On the same day, Chinese livestreamer and beauty influencer Austin Li Jiaqi—colloquially known as China’s “lipstick king”—sold $1.9 billion worth of goods and attracted 250 million viewers in 12 hours during his Singles Day presale livestream on Taobao Live, Alibaba’s e-commerce livestream channel.
Meanwhile China’s “livestream queen” Huang Wei, who goes by the name Viya, sold $1.2 billion worth of goods, including cosmetics, clothes, and food items, in 14 hours during her Taobao Live presale on Oct. 20.
Despite the presale buzz, China’s internet platforms are acutely aware that they’ll need to tread carefully this Singles Day period, given Beijing’s promotion of “common prosperity,” an initiative to cut down on social inequality, and authorities’ stricter oversight of tech platforms.
The Singles Day shopping festival this year, which has now officially kicked off, has taken on a more subdued tone.
“This year marks a new chapter for 11.11,” said Alibaba’s chief marketing officer, Chris Tung, last week in an official statement. “We must leverage the power of 11.11 to encourage sustainable development and promote inclusiveness.”

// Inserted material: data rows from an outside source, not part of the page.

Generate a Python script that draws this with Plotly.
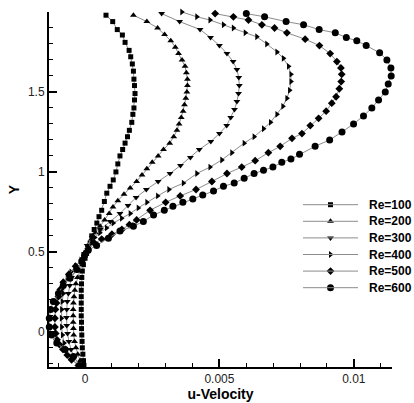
import plotly.graph_objects as go

# Streamwise velocity profiles u(Y) for several Reynolds numbers
re100_y = [1.98, 1.94, 1.89, 1.856, 1.81, 1.76, 1.72, 1.675, 1.63, 1.58, 1.54, 1.49, 1.45, 1.40,
           1.36, 1.31, 1.26, 1.22, 1.18, 1.14, 1.10, 1.05, 1.00, 0.95, 0.91, 0.867, 0.815, 0.76,
           0.72, 0.68, 0.64, 0.60, 0.555, 0.52, 0.49, 0.46, 0.42, 0.38, 0.34, 0.30, 0.26, 0.22,
           0.18, 0.14, 0.10, 0.06, 0.02, -0.02, -0.06, -0.10, -0.14, -0.18, -0.21]
re100_u = [0.00078, 0.00103, 0.00120, 0.00139, 0.00149, 0.00164, 0.00170, 0.00176, 0.00180,
           0.00182, 0.00184, 0.00186, 0.00184, 0.00182, 0.00178, 0.00174, 0.00165, 0.00158,
           0.00149, 0.00140, 0.00130, 0.00122, 0.00115, 0.00105, 0.00093, 0.00081, 0.00072,
           0.00062, 0.00052, 0.00044, 0.00034, 0.00025, 0.00019, 0.00012, 0.00006, 0.0,
           -0.00006, -0.00010, -0.00012, -0.00013, -0.00014, -0.00014, -0.00014, -0.00014,
           -0.00014, -0.00013, -0.00013, -0.00012, -0.00011, -0.00010, -0.00008, -0.00006,
           -0.00004]

re200_y = [1.98, 1.94, 1.90, 1.86, 1.82, 1.78, 1.74, 1.70, 1.66, 1.62, 1.58, 1.54, 1.50, 1.46,
           1.42, 1.38, 1.34, 1.30, 1.26, 1.22, 1.18, 1.14, 1.10, 1.06, 1.02, 0.98, 0.94, 0.90,
           0.86, 0.82, 0.78, 0.74, 0.70, 0.66, 0.62, 0.58, 0.54, 0.50, 0.46, 0.42, 0.38, 0.34,
           0.30, 0.26, 0.22, 0.18, 0.14, 0.10, 0.06, 0.02, -0.02, -0.06, -0.10, -0.14, -0.18,
           -0.21]
re200_u = [0.00180, 0.00230, 0.00270, 0.00296, 0.00319, 0.00336, 0.00348, 0.00361, 0.00372,
           0.00377, 0.00381, 0.00381, 0.00379, 0.00375, 0.00370, 0.00365, 0.00358, 0.00350,
           0.00342, 0.00330, 0.00315, 0.00292, 0.00272, 0.00250, 0.00230, 0.00212, 0.00192,
           0.00168, 0.00145, 0.00122, 0.00104, 0.00090, 0.00073, 0.00056, 0.00039, 0.00024,
           0.00012, 0.00003, -0.00004, -0.00012, -0.00020, -0.00028, -0.00034, -0.00038,
           -0.00041, -0.00043, -0.00044, -0.00044, -0.00044, -0.00043, -0.00042, -0.00039,
           -0.00034, -0.00027, -0.00018, -0.00010]

re300_y = [1.99, 1.94, 1.89, 1.84, 1.79, 1.74, 1.69, 1.64, 1.59, 1.54, 1.49, 1.44, 1.39, 1.34,
           1.29, 1.24, 1.19, 1.14, 1.09, 1.04, 0.99, 0.94, 0.89, 0.84, 0.79, 0.74, 0.69, 0.64,
           0.59, 0.54, 0.49, 0.44, 0.39, 0.34, 0.29, 0.24, 0.19, 0.14, 0.09, 0.04, -0.01, -0.06,
           -0.11, -0.16, -0.21]
re300_u = [0.00285, 0.00352, 0.00428, 0.00467, 0.00500, 0.00528, 0.00551, 0.00565, 0.00572,
           0.00574, 0.00571, 0.00565, 0.00556, 0.00542, 0.00527, 0.00500, 0.00468, 0.00425,
           0.00392, 0.00355, 0.00316, 0.00272, 0.00228, 0.00190, 0.00160, 0.00130, 0.00094,
           0.00057, 0.00027, 0.00008, -0.00002, -0.00012, -0.00030, -0.00050, -0.00057,
           -0.00062, -0.00066, -0.00068, -0.00069, -0.00068, -0.00065, -0.00060, -0.00052,
           -0.00040, -0.00020]

re400_y = [2.00, 1.97, 1.95, 1.92, 1.90, 1.87, 1.845, 1.80, 1.75, 1.71, 1.66, 1.61, 1.565, 1.51,
           1.46, 1.41, 1.36, 1.31, 1.27, 1.22, 1.18, 1.12, 1.075, 1.03, 0.99, 0.93, 0.89, 0.85,
           0.81, 0.775, 0.74, 0.71, 0.68, 0.65, 0.62, 0.59, 0.565, 0.53, 0.49, 0.45, 0.41, 0.375,
           0.34, 0.29, 0.24, 0.19, 0.14, 0.085, 0.03, -0.02, -0.07, -0.11, -0.155, -0.21]
re400_u = [0.00360, 0.00416, 0.00465, 0.00515, 0.00552, 0.00596, 0.00639, 0.00676, 0.00714,
           0.00738, 0.00757, 0.00766, 0.00766, 0.00761, 0.00751, 0.00736, 0.00714, 0.00690,
           0.00664, 0.00629, 0.00592, 0.00546, 0.00509, 0.00465, 0.00416, 0.00366, 0.00312,
           0.00270, 0.00230, 0.00198, 0.00168, 0.00136, 0.00105, 0.00080, 0.00055, 0.00036,
           0.00025, 0.00012, 0.0, -0.00015, -0.00035, -0.00052, -0.00066, -0.00076, -0.00081,
           -0.00085, -0.00087, -0.00088, -0.00087, -0.00084, -0.00078, -0.00069, -0.00056,
           -0.00025]

re500_y = [1.99, 1.97, 1.95, 1.92, 1.90, 1.87, 1.83, 1.79, 1.74, 1.69, 1.65, 1.61, 1.565, 1.52,
           1.47, 1.43, 1.38, 1.335, 1.29, 1.24, 1.21, 1.16, 1.12, 1.07, 1.03, 0.99, 0.94, 0.89,
           0.85, 0.81, 0.76, 0.70, 0.67, 0.64, 0.61, 0.58, 0.555, 0.52, 0.49, 0.45, 0.41, 0.36,
           0.31, 0.265, 0.22, 0.18, 0.14, 0.085, 0.03, -0.01, -0.05, -0.08, -0.11, -0.145,
           -0.175, -0.21]
re500_u = [0.00484, 0.00552, 0.00608, 0.00658, 0.00705, 0.00751, 0.00819, 0.00872, 0.00912,
           0.00937, 0.00952, 0.00955, 0.00953, 0.00946, 0.00934, 0.00918, 0.00897, 0.00869,
           0.00838, 0.00807, 0.00770, 0.00726, 0.00682, 0.00633, 0.00583, 0.00528, 0.00472,
           0.00413, 0.00354, 0.00300, 0.00242, 0.00192, 0.00165, 0.00137, 0.00100, 0.00062,
           0.00035, 0.00012, 0.0, -0.00010, -0.00035, -0.00060, -0.00081, -0.00092, -0.00099,
           -0.00106, -0.00110, -0.00112, -0.00112, -0.00109, -0.00104, -0.00095, -0.00082,
           -0.00066, -0.00050, -0.00025]

re600_y = [1.99, 1.97, 1.94, 1.92, 1.89, 1.87, 1.84, 1.82, 1.79, 1.745, 1.70, 1.65, 1.60, 1.55,
           1.50, 1.45, 1.40, 1.35, 1.30, 1.25, 1.20, 1.16, 1.11, 1.08, 1.06, 1.03, 1.01, 0.99,
           0.96, 0.93, 0.91, 0.88, 0.855, 0.83, 0.81, 0.785, 0.76, 0.73, 0.69, 0.66, 0.63,
           0.585, 0.54, 0.51, 0.475, 0.44, 0.39, 0.335, 0.29, 0.24, 0.19, 0.14, 0.085, 0.03,
           -0.02, -0.07, -0.11, -0.155, -0.21]
re600_u = [0.00600, 0.00668, 0.00748, 0.00813, 0.00871, 0.00931, 0.00972, 0.01011, 0.01046,
           0.01096, 0.01123, 0.01138, 0.01139, 0.01128, 0.01117, 0.01092, 0.01067, 0.01036,
           0.00999, 0.00956, 0.00910, 0.00856, 0.00798, 0.00766, 0.00732, 0.00699, 0.00664,
           0.00629, 0.00592, 0.00555, 0.00515, 0.00478, 0.00438, 0.00401, 0.00364, 0.00327,
           0.00295, 0.00255, 0.00217, 0.00180, 0.00130, 0.00087, 0.00043, 0.00012, -0.00002,
           -0.00012, -0.00031, -0.00056, -0.00081, -0.00099, -0.00118, -0.00128, -0.00133,
           -0.00133, -0.00124, -0.00105, -0.00074, -0.00043, -0.00019]

labels = ["Re=100", "Re=200", "Re=300", "Re=400", "Re=500", "Re=600"]
u_data = [re100_u, re200_u, re300_u, re400_u, re500_u, re600_u]
y_data = [re100_y, re200_y, re300_y, re400_y, re500_y, re600_y]
symbols = ["square", "triangle-up", "triangle-down", "triangle-right", "diamond", "circle"]
sizes = [5, 6, 6, 6, 6, 7]

FONT = "Liberation Sans, Arial, Helvetica, sans-serif"
LINE_GRAY = "#8c8c8c"

# figure geometry (pixels)
W, H = 414, 403
ML, MR, MT, MB = 49, 22, 12, 36
PW, PH = W - ML - MR, H - MT - MB


def to_paper(px, py):
    return (px - ML) / PW, (H - MB - py) / PH


fig = go.Figure()
for name, u, y, sym, size in zip(labels, u_data, y_data, symbols, sizes):
    fig.add_trace(go.Scatter(
        x=u, y=y, name=name, mode="lines+markers",
        line=dict(color=LINE_GRAY, width=1),
        marker=dict(symbol=sym, size=size, color="black", line=dict(width=0)),
        cliponaxis=False, showlegend=False,
    ))

# Key: line sample, symbol and bold label per series, stacked downwards
KEY_X0, KEY_X1, KEY_TEXT_X = 303, 358, 367
KEY_Y0, KEY_DY = 204.7, 16.6
key_mx, key_my = [], []
for i, name in enumerate(labels):
    py = KEY_Y0 + i * KEY_DY
    x0, yy = to_paper(KEY_X0, py)
    x1, _ = to_paper(KEY_X1, py)
    fig.add_shape(type="line", xref="paper", yref="paper", x0=x0, x1=x1, y0=yy, y1=yy,
                  line=dict(color=LINE_GRAY, width=1))
    mx, _ = to_paper((KEY_X0 + KEY_X1) / 2, py)
    key_mx.append(mx)
    key_my.append(yy)
    tx, _ = to_paper(KEY_TEXT_X, py)
    fig.add_annotation(x=tx, y=yy, xref="paper", yref="paper", text="<b>%s</b>" % name,
                       showarrow=False, xanchor="left", yanchor="middle",
                       font=dict(family=FONT, size=12, color="black"))

for i in range(len(labels)):
    fig.add_trace(go.Scatter(
        x=[key_mx[i]], y=[key_my[i]], xaxis="x2", yaxis="y2", mode="markers",
        marker=dict(symbol=symbols[i], size=sizes[i], color="black", line=dict(width=0)),
        showlegend=False, hoverinfo="skip", cliponaxis=False,
    ))

axis_common = dict(
    showline=True, linecolor="black", linewidth=2,
    ticks="inside", ticklen=8, tickwidth=1.5, tickcolor="black",
    showgrid=False, zeroline=False, mirror=False, automargin=False,
    tickfont=dict(family=FONT, size=12, color="#222"),
)

fig.update_layout(
    xaxis=dict(
        range=[-0.00134, 0.01142], tickvals=[0, 0.005, 0.01],
        ticktext=["0", "0.005", "0.01"],
        minor=dict(dtick=0.001, tick0=0, ticks="inside", ticklen=4, tickcolor="black", tickwidth=1),
        title=dict(text="<b>u-Velocity</b>", font=dict(family=FONT, size=14, color="black"),
                   standoff=3),
        **axis_common,
    ),
    yaxis=dict(
        range=[-0.22, 2.0], tickvals=[0, 0.5, 1, 1.5], ticktext=["0", "0.5", "1", "1.5"],
        minor=dict(dtick=0.1, tick0=0, ticks="inside", ticklen=4, tickcolor="black", tickwidth=1),
        title=dict(text="<b>Y</b>", font=dict(family=FONT, size=14, color="black"), standoff=5),
        **axis_common,
    ),
    xaxis2=dict(range=[0, 1], overlaying="x", visible=False, fixedrange=True),
    yaxis2=dict(range=[0, 1], overlaying="y", visible=False, fixedrange=True),
    width=W, height=H,
    margin=dict(l=ML, r=MR, t=MT, b=MB),
    paper_bgcolor="white", plot_bgcolor="white",
    showlegend=False,
)

fig.write_html("out.html")
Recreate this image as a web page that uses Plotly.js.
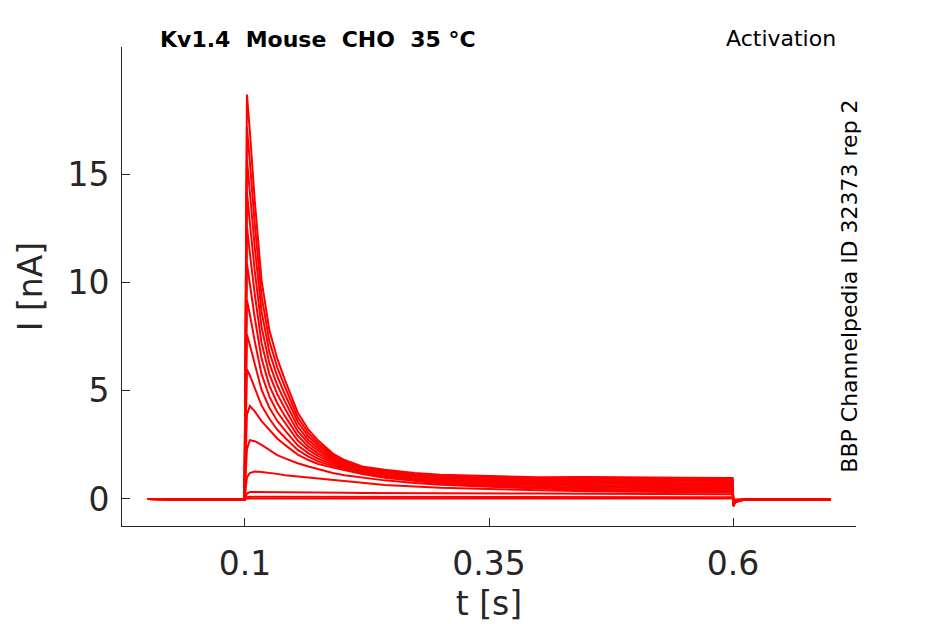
<!DOCTYPE html>
<html>
<head>
<meta charset="utf-8">
<script src="https://cdn.plot.ly/plotly-3.0.1.min.js"></script>
<style>
  html, body { margin: 0; padding: 0; background: #ffffff; }
  #grafico { width: 945px; height: 624px; }
</style>
</head>
<body>
<div id="grafico"></div>
<script>
// tiempo de muestreo [s]
const tiempo = [0, 0.05, 0.0995, 0.1005, 0.102, 0.105, 0.11, 0.117, 0.125, 0.133, 0.141,
  0.154, 0.165, 0.175, 0.19, 0.202, 0.22, 0.243, 0.274, 0.3, 0.35, 0.4, 0.45, 0.5, 0.55,
  0.5995, 0.6005, 0.602, 0.61, 0.64, 0.7];

// corriente de cada barrido [nA]
const barrido01 = [0, -0.03, -0.02, 9.0, 18.7, 17.0, 13.8, 10.1, 7.8, 6.5, 5.5, 4.0, 3.2, 2.7, 2.1, 1.8, 1.5, 1.35, 1.2, 1.12, 1.05, 1.0, 1.02, 0.99, 0.98, 0.97, -0.35, -0.15, -0.05, -0.02, -0.01];
const barrido02 = [0, -0.03, -0.02, 8.5, 17.2, 15.59, 12.72, 9.38, 7.29, 6.09, 5.17, 3.78, 3.04, 2.58, 2.03, 1.75, 1.46, 1.31, 1.16, 1.08, 1.0, 0.95, 0.94, 0.93, 0.92, 0.91, -0.33, -0.14, -0.05, -0.02, -0.01];
const barrido03 = [0, -0.03, -0.02, 7.8, 15.7, 14.18, 11.64, 8.66, 6.78, 5.68, 4.83, 3.57, 2.89, 2.46, 1.96, 1.70, 1.42, 1.27, 1.12, 1.03, 0.95, 0.89, 0.88, 0.87, 0.86, 0.84, -0.32, -0.14, -0.05, -0.02, -0.01];
const barrido04 = [0, -0.03, -0.02, 7.0, 14.2, 12.77, 10.55, 7.94, 6.27, 5.27, 4.5, 3.35, 2.73, 2.34, 1.88, 1.64, 1.38, 1.23, 1.07, 0.99, 0.9, 0.84, 0.82, 0.81, 0.79, 0.78, -0.31, -0.13, -0.05, -0.02, -0.01];
const barrido05 = [0, -0.03, -0.02, 6.3, 12.6, 11.36, 9.47, 7.21, 5.76, 4.86, 4.17, 3.13, 2.58, 2.22, 1.81, 1.59, 1.34, 1.19, 1.03, 0.94, 0.85, 0.79, 0.76, 0.75, 0.73, 0.72, -0.3, -0.13, -0.05, -0.02, -0.01];
const barrido06 = [0, -0.03, -0.02, 5.4, 10.9, 9.94, 8.38, 6.49, 5.24, 4.44, 3.83, 2.92, 2.42, 2.1, 1.74, 1.54, 1.31, 1.14, 0.99, 0.9, 0.8, 0.73, 0.71, 0.68, 0.67, 0.65, -0.29, -0.12, -0.05, -0.02, -0.01];
const barrido07 = [0, -0.03, -0.02, 4.6, 9.2, 8.53, 7.3, 5.77, 4.73, 4.03, 3.5, 2.7, 2.27, 1.98, 1.67, 1.49, 1.27, 1.1, 0.95, 0.85, 0.75, 0.68, 0.65, 0.62, 0.61, 0.59, -0.28, -0.12, -0.04, -0.02, -0.01];
const barrido08 = [0, -0.03, -0.02, 3.8, 7.6, 7.12, 6.21, 5.04, 4.22, 3.62, 3.17, 2.48, 2.11, 1.86, 1.59, 1.43, 1.23, 1.06, 0.9, 0.81, 0.7, 0.63, 0.59, 0.56, 0.54, 0.53, -0.27, -0.11, -0.04, -0.02, -0.01];
const barrido09 = [0, -0.03, -0.02, 3.0, 6.0, 5.71, 5.13, 4.32, 3.71, 3.21, 2.83, 2.27, 1.96, 1.74, 1.52, 1.38, 1.19, 1.02, 0.86, 0.76, 0.65, 0.57, 0.53, 0.5, 0.48, 0.46, -0.26, -0.11, -0.04, -0.02, -0.01];
const barrido10 = [0, -0.03, -0.02, 1.8, 3.9, 4.3, 4.05, 3.6, 3.2, 2.8, 2.5, 2.05, 1.8, 1.62, 1.45, 1.33, 1.15, 0.98, 0.82, 0.72, 0.6, 0.52, 0.47, 0.44, 0.42, 0.4, -0.25, -0.1, -0.04, -0.02, -0.01];
const barrido11 = [0, -0.03, -0.02, 1.0, 2.3, 2.72, 2.67, 2.5, 2.28, 2.03, 1.88, 1.65, 1.5, 1.37, 1.2, 1.1, 0.98, 0.86, 0.74, 0.66, 0.56, 0.48, 0.42, 0.38, 0.35, 0.33, -0.22, -0.1, -0.04, -0.02, -0.01];
const barrido12 = [0, -0.03, -0.02, 0.5, 1.0, 1.2, 1.27, 1.25, 1.22, 1.16, 1.1, 1.04, 1.0, 0.95, 0.88, 0.8, 0.75, 0.65, 0.58, 0.52, 0.46, 0.4, 0.36, 0.33, 0.31, 0.3, -0.2, -0.09, -0.03, -0.02, -0.01];
const barrido13 = [0, -0.03, -0.02, 0.1, 0.25, 0.32, 0.32, 0.32, 0.31, 0.31, 0.3, 0.3, 0.3, 0.29, 0.29, 0.29, 0.28, 0.28, 0.27, 0.27, 0.26, 0.25, 0.24, 0.23, 0.22, 0.22, -0.15, -0.07, -0.03, -0.02, -0.01];
const barrido14 = [0, -0.03, -0.02, 0.04, 0.08, 0.1, 0.1, 0.1, 0.1, 0.1, 0.1, 0.1, 0.1, 0.1, 0.1, 0.09, 0.09, 0.09, 0.09, 0.09, 0.09, 0.08, 0.08, 0.08, 0.08, 0.08, -0.1, -0.05, -0.03, -0.02, -0.01];
const barrido15 = [0, -0.03, -0.02, 0.01, 0.02, 0.02, 0.02, 0.02, 0.02, 0.02, 0.02, 0.02, 0.02, 0.02, 0.02, 0.02, 0.02, 0.02, 0.02, 0.02, 0.02, 0.02, 0.02, 0.02, 0.02, 0.02, -0.05, -0.03, -0.02, -0.01, -0.01];

const barridos = [barrido01, barrido02, barrido03, barrido04, barrido05, barrido06, barrido07,
  barrido08, barrido09, barrido10, barrido11, barrido12, barrido13, barrido14, barrido15];

const ticksX = [0.1, 0.35, 0.6];
const etiquetasX = ['0.1', '0.35', '0.6'];
const ticksY = [0, 5, 10, 15];
const etiquetasY = ['0', '5', '10', '15'];

const fuente = 'DejaVu Sans, sans-serif';
const gris = '#262626';

const trazas = barridos.map(corriente => ({
  x: tiempo,
  y: corriente,
  mode: 'lines',
  line: { color: '#ff0000', width: 2 },
  hoverinfo: 'skip'
}));

const layout = {
  width: 945,
  height: 624,
  showlegend: false,
  plot_bgcolor: '#ffffff',
  paper_bgcolor: '#ffffff',
  margin: { l: 122, r: 89, t: 47, b: 98 },
  xaxis: {
    range: [-0.026, 0.726],
    tickvals: ticksX,
    ticktext: etiquetasX,
    ticks: 'inside',
    ticklen: 8,
    tickcolor: gris,
    showline: true,
    linecolor: gris,
    linewidth: 1,
    showgrid: false,
    zeroline: false,
    ticklabelstandoff: 8,
    tickfont: { family: fuente, size: 33, color: gris },
    title: { text: 't [s]', font: { family: fuente, size: 33, color: gris }, standoff: 10 }
  },
  yaxis: {
    range: [-1.25, 20.9],
    tickvals: ticksY,
    ticktext: etiquetasY,
    ticks: 'inside',
    ticklen: 8,
    tickcolor: gris,
    showline: true,
    linecolor: gris,
    linewidth: 1,
    showgrid: false,
    zeroline: false,
    ticklabelstandoff: 5,
    tickfont: { family: fuente, size: 33, color: gris },
    title: { text: 'I [nA]', font: { family: fuente, size: 33, color: gris }, standoff: 14 }
  },
  annotations: [
    {
      text: '<b>Kv1.4  Mouse  CHO  35 °C</b>',
      xref: 'paper', yref: 'paper', x: 0.049, y: 1.016,
      xanchor: 'left', yanchor: 'middle', showarrow: false,
      font: { family: fuente, size: 22, color: '#000000' }
    },
    {
      text: 'Activation',
      xref: 'paper', yref: 'paper', x: 0.975, y: 1.018,
      xanchor: 'right', yanchor: 'middle', showarrow: false,
      font: { family: fuente, size: 22, color: '#000000' }
    },
    {
      text: 'BBP Channelpedia ID 32373 rep 2',
      xref: 'paper', yref: 'paper', x: 0.99, y: 0.501,
      xanchor: 'center', yanchor: 'middle', showarrow: false,
      textangle: -90,
      font: { family: fuente, size: 22, color: '#000000' }
    }
  ]
};

Plotly.newPlot('grafico', trazas, layout, { displayModeBar: false, staticPlot: true });
</script>
</body>
</html>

Alibaba for one, says it’s shifting its priority to “sustainable growth” rather than measuring success purely by the value and amount of goods sold. Alibaba is emphasizing “eco-friendly consumption” on Singles Day over mega consumption. The company’s logistics arm, Cainiao, is rolling out a package recycling scheme to reduce the shopping festival’s carbon footprint.
Still, the Singles Day shopping extravaganza this year is likely to generate a massive windfall for merchants and drive a weeks-long consumption binge. The majority of Chinese consumers (52%) surveyed by consultancy Bain said they plan to spend even more during this year’s Singles Day; and Alibaba alone will feature almost 300,000 brands and 14 million deals.